TO DO | Reproduce the listing word for word, leaving every picture behind.

···

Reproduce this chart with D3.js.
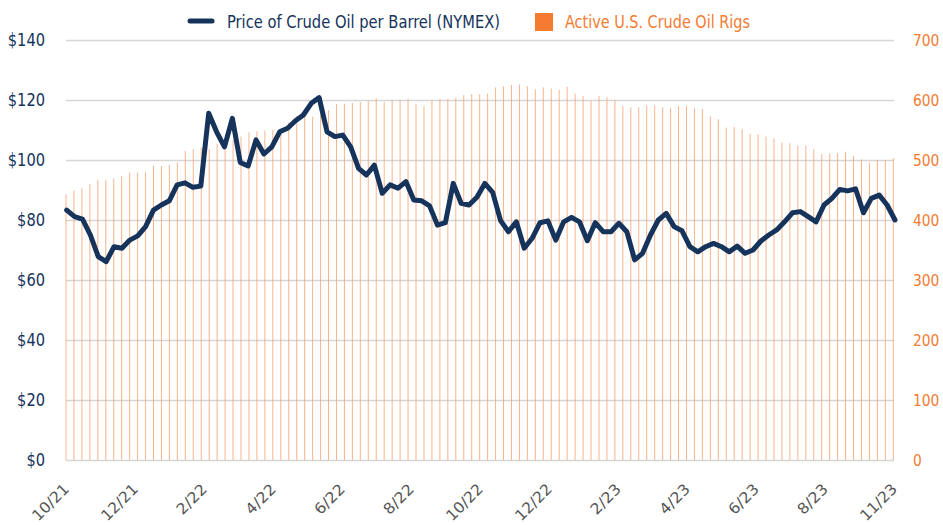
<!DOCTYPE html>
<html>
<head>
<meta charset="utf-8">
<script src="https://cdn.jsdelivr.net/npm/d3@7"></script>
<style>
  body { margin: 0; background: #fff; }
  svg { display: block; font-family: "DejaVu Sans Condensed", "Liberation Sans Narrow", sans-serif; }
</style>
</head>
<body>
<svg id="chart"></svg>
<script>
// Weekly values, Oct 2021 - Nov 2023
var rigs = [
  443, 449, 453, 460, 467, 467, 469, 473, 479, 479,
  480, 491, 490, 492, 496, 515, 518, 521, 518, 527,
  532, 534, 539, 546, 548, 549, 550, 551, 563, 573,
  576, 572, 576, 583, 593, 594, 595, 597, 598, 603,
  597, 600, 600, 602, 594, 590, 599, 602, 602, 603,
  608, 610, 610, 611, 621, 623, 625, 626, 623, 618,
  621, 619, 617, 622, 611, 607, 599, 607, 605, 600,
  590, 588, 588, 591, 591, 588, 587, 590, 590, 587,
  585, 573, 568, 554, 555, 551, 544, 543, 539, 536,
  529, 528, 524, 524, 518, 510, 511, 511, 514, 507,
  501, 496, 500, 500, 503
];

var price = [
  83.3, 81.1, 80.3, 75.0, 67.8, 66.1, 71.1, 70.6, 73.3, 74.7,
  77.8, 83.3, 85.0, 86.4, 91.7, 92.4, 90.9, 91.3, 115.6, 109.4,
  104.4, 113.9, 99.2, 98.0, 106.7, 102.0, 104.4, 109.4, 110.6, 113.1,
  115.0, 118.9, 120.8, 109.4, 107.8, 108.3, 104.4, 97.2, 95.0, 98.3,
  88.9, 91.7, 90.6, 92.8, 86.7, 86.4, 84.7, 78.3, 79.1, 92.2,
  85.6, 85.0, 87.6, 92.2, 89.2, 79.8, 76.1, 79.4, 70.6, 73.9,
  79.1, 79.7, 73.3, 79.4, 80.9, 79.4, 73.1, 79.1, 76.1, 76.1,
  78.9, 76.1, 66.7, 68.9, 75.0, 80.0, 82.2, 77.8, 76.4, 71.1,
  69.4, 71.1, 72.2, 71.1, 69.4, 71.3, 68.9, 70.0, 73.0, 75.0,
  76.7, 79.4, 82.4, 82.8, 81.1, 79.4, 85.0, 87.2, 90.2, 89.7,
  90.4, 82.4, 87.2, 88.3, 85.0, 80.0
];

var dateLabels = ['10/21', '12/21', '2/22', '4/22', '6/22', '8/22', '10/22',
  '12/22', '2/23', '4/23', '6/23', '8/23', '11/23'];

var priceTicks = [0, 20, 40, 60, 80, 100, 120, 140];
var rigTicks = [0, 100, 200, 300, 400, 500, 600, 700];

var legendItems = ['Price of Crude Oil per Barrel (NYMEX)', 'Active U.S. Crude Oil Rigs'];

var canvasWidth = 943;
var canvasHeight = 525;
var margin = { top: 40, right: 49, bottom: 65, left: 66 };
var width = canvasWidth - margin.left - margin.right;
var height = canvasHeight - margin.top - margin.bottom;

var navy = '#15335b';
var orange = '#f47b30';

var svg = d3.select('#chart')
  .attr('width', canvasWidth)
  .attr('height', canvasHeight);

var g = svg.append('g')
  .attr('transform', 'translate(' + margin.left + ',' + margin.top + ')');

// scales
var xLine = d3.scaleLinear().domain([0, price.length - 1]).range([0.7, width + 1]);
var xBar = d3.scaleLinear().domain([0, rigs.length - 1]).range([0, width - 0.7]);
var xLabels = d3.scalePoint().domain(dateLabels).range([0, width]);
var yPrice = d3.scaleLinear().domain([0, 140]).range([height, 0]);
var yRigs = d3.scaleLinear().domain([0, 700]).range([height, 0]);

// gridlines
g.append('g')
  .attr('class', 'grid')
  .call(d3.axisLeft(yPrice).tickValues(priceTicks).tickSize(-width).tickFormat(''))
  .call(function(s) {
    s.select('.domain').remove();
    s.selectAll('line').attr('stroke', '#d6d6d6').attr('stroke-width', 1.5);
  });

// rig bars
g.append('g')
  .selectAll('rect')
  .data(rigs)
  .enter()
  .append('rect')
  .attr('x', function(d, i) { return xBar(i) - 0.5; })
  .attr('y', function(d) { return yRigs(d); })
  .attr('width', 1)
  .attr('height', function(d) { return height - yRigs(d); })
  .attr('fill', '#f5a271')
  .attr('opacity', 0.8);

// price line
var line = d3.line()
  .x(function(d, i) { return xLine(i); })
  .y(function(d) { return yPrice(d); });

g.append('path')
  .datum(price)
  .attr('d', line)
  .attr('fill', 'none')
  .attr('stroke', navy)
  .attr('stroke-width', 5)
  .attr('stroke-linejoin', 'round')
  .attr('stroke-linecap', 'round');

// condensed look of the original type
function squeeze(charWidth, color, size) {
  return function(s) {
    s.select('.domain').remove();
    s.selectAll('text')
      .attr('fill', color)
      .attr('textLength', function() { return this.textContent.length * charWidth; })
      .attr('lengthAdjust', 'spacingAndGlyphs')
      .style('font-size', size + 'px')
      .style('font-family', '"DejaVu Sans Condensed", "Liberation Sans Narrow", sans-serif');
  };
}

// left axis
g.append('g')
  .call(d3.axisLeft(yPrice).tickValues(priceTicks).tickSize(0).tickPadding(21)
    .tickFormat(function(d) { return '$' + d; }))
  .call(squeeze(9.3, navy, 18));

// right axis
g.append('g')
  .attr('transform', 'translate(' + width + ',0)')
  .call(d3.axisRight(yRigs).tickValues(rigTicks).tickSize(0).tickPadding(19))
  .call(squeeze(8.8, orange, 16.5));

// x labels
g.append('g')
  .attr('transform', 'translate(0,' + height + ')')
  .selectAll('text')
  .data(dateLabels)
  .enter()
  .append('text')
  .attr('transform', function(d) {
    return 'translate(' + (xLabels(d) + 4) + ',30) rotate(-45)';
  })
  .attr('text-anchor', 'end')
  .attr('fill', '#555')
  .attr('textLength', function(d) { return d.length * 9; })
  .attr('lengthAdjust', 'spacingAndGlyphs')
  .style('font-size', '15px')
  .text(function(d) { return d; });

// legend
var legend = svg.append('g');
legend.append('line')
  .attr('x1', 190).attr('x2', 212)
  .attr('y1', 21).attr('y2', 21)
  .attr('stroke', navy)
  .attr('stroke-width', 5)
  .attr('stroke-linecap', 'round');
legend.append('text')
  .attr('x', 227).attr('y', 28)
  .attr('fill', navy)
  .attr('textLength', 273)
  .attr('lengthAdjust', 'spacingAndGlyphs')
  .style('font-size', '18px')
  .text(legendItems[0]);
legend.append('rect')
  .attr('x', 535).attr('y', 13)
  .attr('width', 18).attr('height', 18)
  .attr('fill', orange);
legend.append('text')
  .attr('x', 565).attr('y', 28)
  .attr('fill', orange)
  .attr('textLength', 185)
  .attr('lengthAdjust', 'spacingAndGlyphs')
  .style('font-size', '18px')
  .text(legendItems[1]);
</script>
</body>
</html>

···

EXERCISE SOLUTION |
Reproduce this chart with D3.js.
<!DOCTYPE html>
<html>
<head>
<meta charset="utf-8">
<script src="https://cdn.jsdelivr.net/npm/d3@7"></script>
<style>
  body { margin: 0; background: #fff; }
  svg { display: block; font-family: "DejaVu Sans Condensed", "Liberation Sans Narrow", sans-serif; }
</style>
</head>
<body>
<svg id="chart"></svg>
<script>
// Weekly values, Oct 2021 - Nov 2023
var rigs = [
  443, 449, 453, 460, 467, 467, 469, 473, 479, 479,
  480, 491, 490, 492, 496, 515, 518, 521, 518, 527,
  532, 534, 539, 546, 548, 549, 550, 551, 563, 573,
  576, 572, 576, 583, 593, 594, 595, 597, 598, 603,
  597, 600, 600, 602, 594, 590, 599, 602, 602, 603,
  608, 610, 610, 611, 621, 623, 625, 626, 623, 618,
  621, 619, 617, 622, 611, 607, 599, 607, 605, 600,
  590, 588, 588, 591, 591, 588, 587, 590, 590, 587,
  585, 573, 568, 554, 555, 551, 544, 543, 539, 536,
  529, 528, 524, 524, 518, 510, 511, 511, 514, 507,
  501, 496, 500, 500, 503
];

var price = [
  83.3, 81.1, 80.3, 75.0, 67.8, 66.1, 71.1, 70.6, 73.3, 74.7,
  77.8, 83.3, 85.0, 86.4, 91.7, 92.4, 90.9, 91.3, 115.6, 109.4,
  104.4, 113.9, 99.2, 98.0, 106.7, 102.0, 104.4, 109.4, 110.6, 113.1,
  115.0, 118.9, 120.8, 109.4, 107.8, 108.3, 104.4, 97.2, 95.0, 98.3,
  88.9, 91.7, 90.6, 92.8, 86.7, 86.4, 84.7, 78.3, 79.1, 92.2,
  85.6, 85.0, 87.6, 92.2, 89.2, 79.8, 76.1, 79.4, 70.6, 73.9,
  79.1, 79.7, 73.3, 79.4, 80.9, 79.4, 73.1, 79.1, 76.1, 76.1,
  78.9, 76.1, 66.7, 68.9, 75.0, 80.0, 82.2, 77.8, 76.4, 71.1,
  69.4, 71.1, 72.2, 71.1, 69.4, 71.3, 68.9, 70.0, 73.0, 75.0,
  76.7, 79.4, 82.4, 82.8, 81.1, 79.4, 85.0, 87.2, 90.2, 89.7,
  90.4, 82.4, 87.2, 88.3, 85.0, 80.0
];

var dateLabels = ['10/21', '12/21', '2/22', '4/22', '6/22', '8/22', '10/22',
  '12/22', '2/23', '4/23', '6/23', '8/23', '11/23'];

var priceTicks = [0, 20, 40, 60, 80, 100, 120, 140];
var rigTicks = [0, 100, 200, 300, 400, 500, 600, 700];

var legendItems = ['Price of Crude Oil per Barrel (NYMEX)', 'Active U.S. Crude Oil Rigs'];

var canvasWidth = 943;
var canvasHeight = 525;
var margin = { top: 40, right: 49, bottom: 65, left: 66 };
var width = canvasWidth - margin.left - margin.right;
var height = canvasHeight - margin.top - margin.bottom;

var navy = '#15335b';
var orange = '#f47b30';

var svg = d3.select('#chart')
  .attr('width', canvasWidth)
  .attr('height', canvasHeight);

var g = svg.append('g')
  .attr('transform', 'translate(' + margin.left + ',' + margin.top + ')');

// scales
var xLine = d3.scaleLinear().domain([0, price.length - 1]).range([0.7, width + 1]);
var xBar = d3.scaleLinear().domain([0, rigs.length - 1]).range([0, width - 0.7]);
var xLabels = d3.scalePoint().domain(dateLabels).range([0, width]);
var yPrice = d3.scaleLinear().domain([0, 140]).range([height, 0]);
var yRigs = d3.scaleLinear().domain([0, 700]).range([height, 0]);

// gridlines
g.append('g')
  .attr('class', 'grid')
  .call(d3.axisLeft(yPrice).tickValues(priceTicks).tickSize(-width).tickFormat(''))
  .call(function(s) {
    s.select('.domain').remove();
    s.selectAll('line').attr('stroke', '#d6d6d6').attr('stroke-width', 1.5);
  });

// rig bars
g.append('g')
  .selectAll('rect')
  .data(rigs)
  .enter()
  .append('rect')
  .attr('x', function(d, i) { return xBar(i) - 0.5; })
  .attr('y', function(d) { return yRigs(d); })
  .attr('width', 1)
  .attr('height', function(d) { return height - yRigs(d); })
  .attr('fill', '#f5a271')
  .attr('opacity', 0.8);

// price line
var line = d3.line()
  .x(function(d, i) { return xLine(i); })
  .y(function(d) { return yPrice(d); });

g.append('path')
  .datum(price)
  .attr('d', line)
  .attr('fill', 'none')
  .attr('stroke', navy)
  .attr('stroke-width', 5)
  .attr('stroke-linejoin', 'round')
  .attr('stroke-linecap', 'round');

// condensed look of the original type
function squeeze(charWidth, color, size) {
  return function(s) {
    s.select('.domain').remove();
    s.selectAll('text')
      .attr('fill', color)
      .attr('textLength', function() { return this.textContent.length * charWidth; })
      .attr('lengthAdjust', 'spacingAndGlyphs')
      .style('font-size', size + 'px')
      .style('font-family', '"DejaVu Sans Condensed", "Liberation Sans Narrow", sans-serif');
  };
}

// left axis
g.append('g')
  .call(d3.axisLeft(yPrice).tickValues(priceTicks).tickSize(0).tickPadding(21)
    .tickFormat(function(d) { return '$' + d; }))
  .call(squeeze(9.3, navy, 18));

// right axis
g.append('g')
  .attr('transform', 'translate(' + width + ',0)')
  .call(d3.axisRight(yRigs).tickValues(rigTicks).tickSize(0).tickPadding(19))
  .call(squeeze(8.8, orange, 16.5));

// x labels
g.append('g')
  .attr('transform', 'translate(0,' + height + ')')
  .selectAll('text')
  .data(dateLabels)
  .enter()
  .append('text')
  .attr('transform', function(d) {
    return 'translate(' + (xLabels(d) + 4) + ',30) rotate(-45)';
  })
  .attr('text-anchor', 'end')
  .attr('fill', '#555')
  .attr('textLength', function(d) { return d.length * 9; })
  .attr('lengthAdjust', 'spacingAndGlyphs')
  .style('font-size', '15px')
  .text(function(d) { return d; });

// legend
var legend = svg.append('g');
legend.append('line')
  .attr('x1', 190).attr('x2', 212)
  .attr('y1', 21).attr('y2', 21)
  .attr('stroke', navy)
  .attr('stroke-width', 5)
  .attr('stroke-linecap', 'round');
legend.append('text')
  .attr('x', 227).attr('y', 28)
  .attr('fill', navy)
  .attr('textLength', 273)
  .attr('lengthAdjust', 'spacingAndGlyphs')
  .style('font-size', '18px')
  .text(legendItems[0]);
legend.append('rect')
  .attr('x', 535).attr('y', 13)
  .attr('width', 18).attr('height', 18)
  .attr('fill', orange);
legend.append('text')
  .attr('x', 565).attr('y', 28)
  .attr('fill', orange)
  .attr('textLength', 185)
  .attr('lengthAdjust', 'spacingAndGlyphs')
  .style('font-size', '18px')
  .text(legendItems[1]);
</script>
</body>
</html>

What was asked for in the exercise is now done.